To maximize the benefit from lessons that don’t always come cheap, the SSG collects and publishes stories about attacks against the organization’s software. Both successful and unsuccessful attacks can be noteworthy, and discussing historical information about software attacks has the added effect of grounding software security in a firm’s reality. This is particularly useful in training classes (see [T2.8]) to help counter a generic approach that might be overly focused on other organizations’ most common bug lists or outdated platform attacks. Hiding or overly sanitizing information about attacks from people building new systems fails to garner any positive benefits from a negative event. -
[AM2.7: 16] BUILD AN INTERNAL FORUM TO DISCUSS ATTACKS.

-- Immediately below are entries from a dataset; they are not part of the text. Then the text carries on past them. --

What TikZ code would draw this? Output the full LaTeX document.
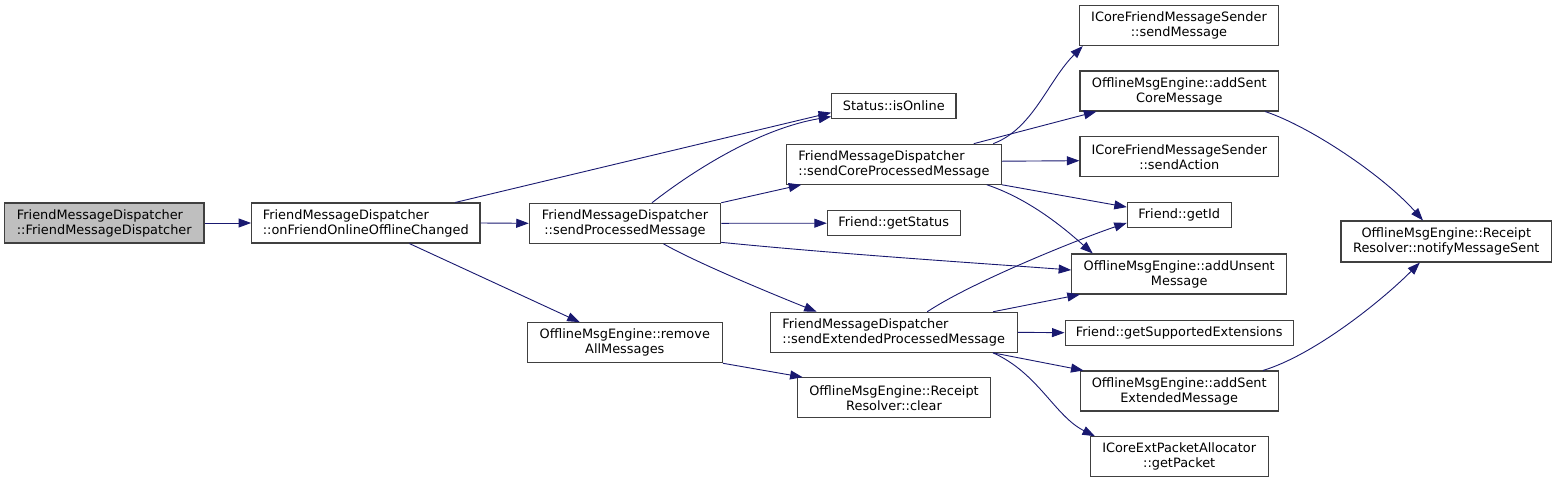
\documentclass[tikz,border=0pt]{standalone}
\usepackage{fontspec}
\setmainfont{DejaVu Sans}
\usetikzlibrary{arrows.meta,calc}
\definecolor{edgeblue}{HTML}{191970}
\definecolor{boxline}{HTML}{404040}
\definecolor{rootfill}{HTML}{BFBFBF}
\begin{document}
\begin{tikzpicture}[x=1pt,y=-1pt,
  fn/.style={draw=boxline,line width=1.1pt,fill=white,inner sep=0pt,
    font=\fontsize{12.9}{15}\selectfont,text=black},
  two/.style={fn,minimum height=40pt},
  one/.style={fn,minimum height=25.3pt},
  call/.style={draw=edgeblue,line width=0.9pt,-{Triangle[length=12.5pt,width=9pt]},fill=none}]
\useasboundingbox (0,0) rectangle (1557,483);
% nodes
\node[two,fill=rootfill,minimum width=199.3pt,align=left] (root) at (104.3,223) {FriendMessageDispatcher\\::FriendMessageDispatcher};
\node[two,minimum width=228.3pt,align=left] (onl) at (365.8,223) {FriendMessageDispatcher\\::onFriendOnlineOfflineChanged};
\node[two,minimum width=191.4pt,align=center] (spm) at (625,223.3) {FriendMessageDispatcher\\::sendProcessedMessage};
\node[one,minimum width=124.3pt] (ison) at (893.8,106) {Status::isOnline};
\node[two,minimum width=214.6pt,align=left] (score) at (894,164.2) {FriendMessageDispatcher\\::sendCoreProcessedMessage};
\node[one,minimum width=132.7pt] (gstat) at (893.7,223.2) {Friend::getStatus};
\node[two,minimum width=195pt,align=center] (rem) at (624.8,342.7) {OfflineMsgEngine::remove\\AllMessages};
\node[two,minimum width=247.3pt,align=left] (sext) at (893.7,332.3) {FriendMessageDispatcher\\::sendExtendedProcessedMessage};
\node[two,minimum width=193.4pt,align=center] (clr) at (894,397.7) {OfflineMsgEngine::Receipt\\Resolver::clear};
\node[two,minimum width=199.4pt,align=center] (smsg) at (1179,25.5) {ICoreFriendMessageSender\\::sendMessage};
\node[two,minimum width=198.7pt,align=center] (asc) at (1179.3,91) {OfflineMsgEngine::addSent\\CoreMessage};
\node[two,minimum width=198.7pt,align=center] (sact) at (1179.3,156.7) {ICoreFriendMessageSender\\::sendAction};
\node[one,minimum width=103.7pt] (gid) at (1179.2,215) {Friend::getId};
\node[two,minimum width=215pt,align=center] (aun) at (1179.2,274) {OfflineMsgEngine::addUnsent\\Message};
\node[one,minimum width=228.3pt] (gse) at (1179.2,332.7) {Friend::getSupportedExtensions};
\node[two,minimum width=198.3pt,align=center] (ase) at (1179.2,391) {OfflineMsgEngine::addSent\\ExtendedMessage};
\node[two,minimum width=178.3pt,align=center] (gpk) at (1179.2,456.7) {ICoreExtPacketAllocator\\::getPacket};
\node[two,minimum height=41pt,minimum width=210.7pt,align=center] (nms) at (1446.3,241.5) {OfflineMsgEngine::Receipt\\Resolver::notifyMessageSent};
% edges
\draw[call] (root.east) -- (onl.west);
\draw[call] ($(onl.north west)!0.89!(onl.north east)$) -- ($(ison.north west)!0.75!(ison.south west)$);
\draw[call] (onl.east) -- (spm.west);
\draw[call] ($(onl.south west)!0.69!(onl.south east)$) -- ($(rem.north west)!0.27!(rem.north east)$);
\draw[call] ($(spm.north west)!0.64!(spm.north east)$) .. controls +(45,-35) and +(-70,12) .. ($(ison.north west)!0.9!(ison.south west)$);
\draw[call] (spm.north east) -- ($(score.south west)!0.07!(score.south east)$);
\draw[call] (spm.east) -- (gstat.west);
\draw[call] ($(spm.south east)+(0,-1.5)$) .. controls +(120,12) and +(-80,-6) .. ($(aun.west)+(0,-4)$);
\draw[call] ($(spm.south west)!0.7!(spm.south east)$) .. controls +(35,20) and +(-35,-14) .. ($(sext.north west)!0.19!(sext.north east)$);
\draw[call] ($(score.north west)!0.96!(score.north east)$) .. controls +(40,-15) and +(-35,35) .. ($(smsg.south west)!0.02!(smsg.south east)$);
\draw[call] ($(score.north west)!0.87!(score.north east)$) -- ($(asc.south west)!0.085!(asc.south east)$);
\draw[call] ($(score.east)+(0,-3)$) -- ($(sact.west)+(0,4)$);
\draw[call] (score.south east) -- ($(gid.north west)!0.2!(gid.south west)$);
\draw[call] ($(score.south west)!0.93!(score.south east)$) .. controls +(45,15) and +(-25,-22) .. ($(aun.north west)!0.1!(aun.north east)$);
\draw[call] ($(sext.north west)!0.635!(sext.north east)$) .. controls +(45,-30) and +(-45,15) .. ($(gid.north west)!0.8!(gid.south west)$);
\draw[call] ($(sext.north west)!0.9!(sext.north east)$) -- ($(aun.south west)!0.04!(aun.south east)$);
\draw[call] (sext.east) -- (gse.west);
\draw[call] ($(sext.south west)!0.9!(sext.south east)$) -- ($(ase.north west)!0.02!(ase.north east)$);
\draw[call] ($(sext.south west)!0.9!(sext.south east)$) .. controls +(45,20) and +(-40,-20) .. ($(gpk.north west)!0.03!(gpk.north east)$);
\draw[call] (rem.south east) -- ($(clr.north west)!0.03!(clr.north east)$);
\draw[call] ($(asc.south west)!0.93!(asc.south east)$) .. controls +(45,15) and +(-40,-45) .. ($(nms.north west)!0.39!(nms.north east)$);
\draw[call] ($(ase.north west)!0.92!(ase.north east)$) .. controls +(50,-15) and +(-40,40) .. ($(nms.south west)!0.375!(nms.south east)$);
\end{tikzpicture}
\end{document}
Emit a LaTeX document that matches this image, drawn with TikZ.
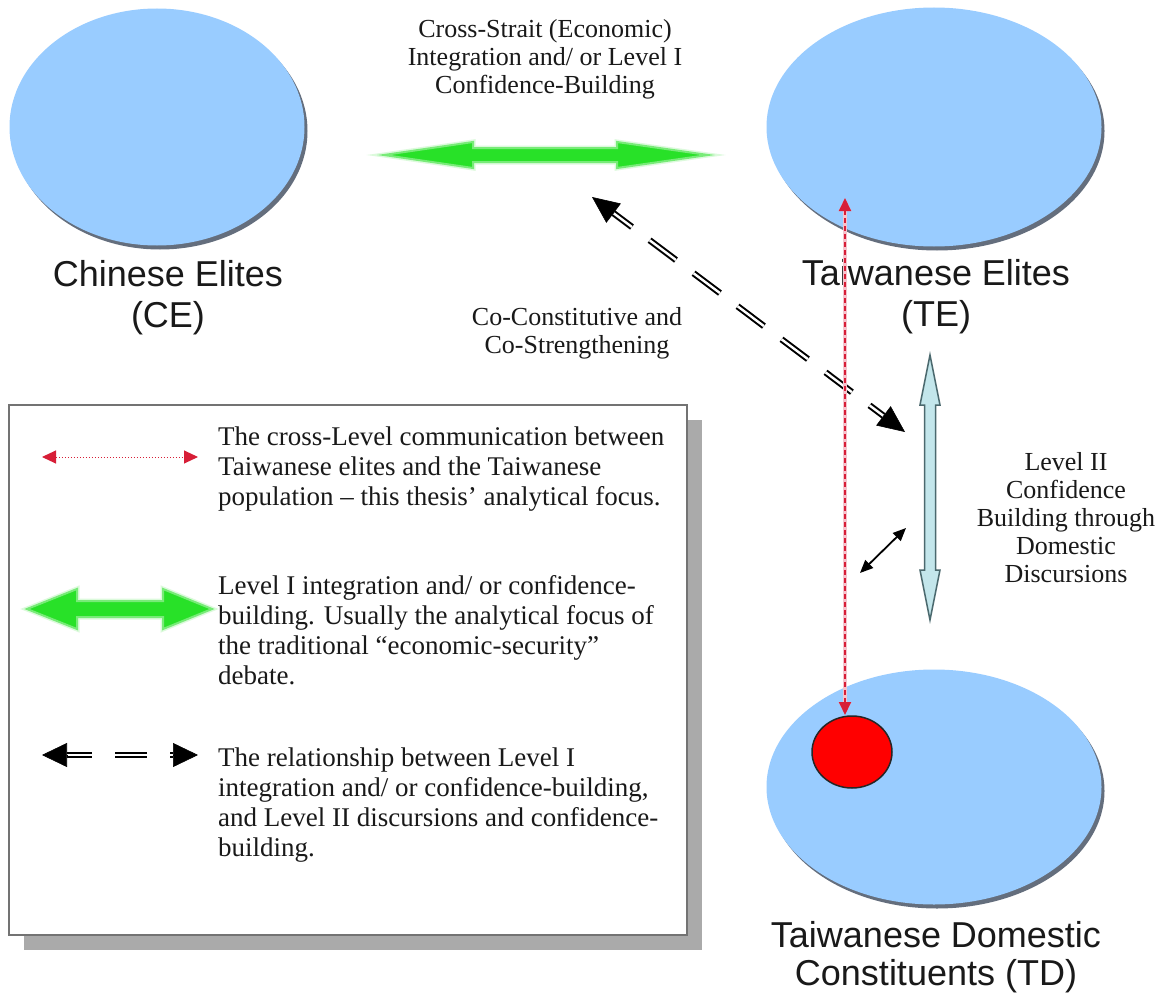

The organization has an internal, interactive forum where the SSG, champions, incident response, and others discuss attacks and attack methods. The discussion serves to communicate the attacker perspective to everyone, so it’s useful to include all successful attacks here, regardless of attack source, such as supply chain, internal, consultants, or bug bounty contributors. The SSG augments the forum with an internal communication channel (see [T2.12]) that encourages subscribers to discuss the latest information on publicly known incidents. Dissection of attacks and exploits that are relevant to a firm are particularly helpful when they spur discussion of software, infrastructure, and other mitigations. Simply republishing items from public mailing lists doesn’t achieve the same benefits as active and ongoing discussions, nor does a closed discussion hidden from those creating code and configurations. Everyone should feel free to ask questions and learn about vulnerabilities and exploits. -
[AM2.8: 24] HAVE A RESEARCH GROUP THAT DEVELOPS NEW ATTACK METHODS.
A research group works to identify and mitigate the impact of new classes of attacks and shares their knowledge with stakeholders. Identification does not always require original research—the group might expand on an idea discovered by others. Doing this research inhouse is especially important for early adopters of new technologies and configurations so that they can discover potential weaknesses before attackers do. One approach is to create new attack methods that simulate persistent attackers during goal-oriented red team exercises (see [PT3.1]). This isn’t a penetration testing team finding new instances of known types of weaknesses, it’s a research group that innovates attack methods and mitigation approaches. Example mitigation approaches include test cases, static analysis rules, attack patterns, standards, and policy changes. Some firms provide researchers time to follow through on their discoveries by using bug bounty programs or other means of coordinated disclosure (see [CMVM2.4]). Others allow researchers to publish their findings at conferences like DEF CON to benefit everyone. -
[AM3.2: 8] CREATE AND USE AUTOMATION TO MIMIC ATTACKERS.
The SSG arms engineers, testers, and incident response with automation to mimic what attackers are going to do. For example, a new attack method identified by an internal research group (see [AM2.8]) or a disclosing third party could require a new tool, so the SSG, perhaps through the security champions, could package the tool and distribute it to testers. The idea here is to push attack capability past what typical commercial tools and offerings encompass, then make that knowledge and technology easy for others to use. Mimicking attackers, especially attack chains, almost always requires tailoring tools to a firm’s particular technology stacks, infrastructure, and configurations. When technology stacks and coding languages evolve faster than vendors can innovate, creating tools and automation in-house might be the best way forward. In the DevOps world, these tools might be created by engineering and embedded directly into toolchains and automation (see [ST3.6]).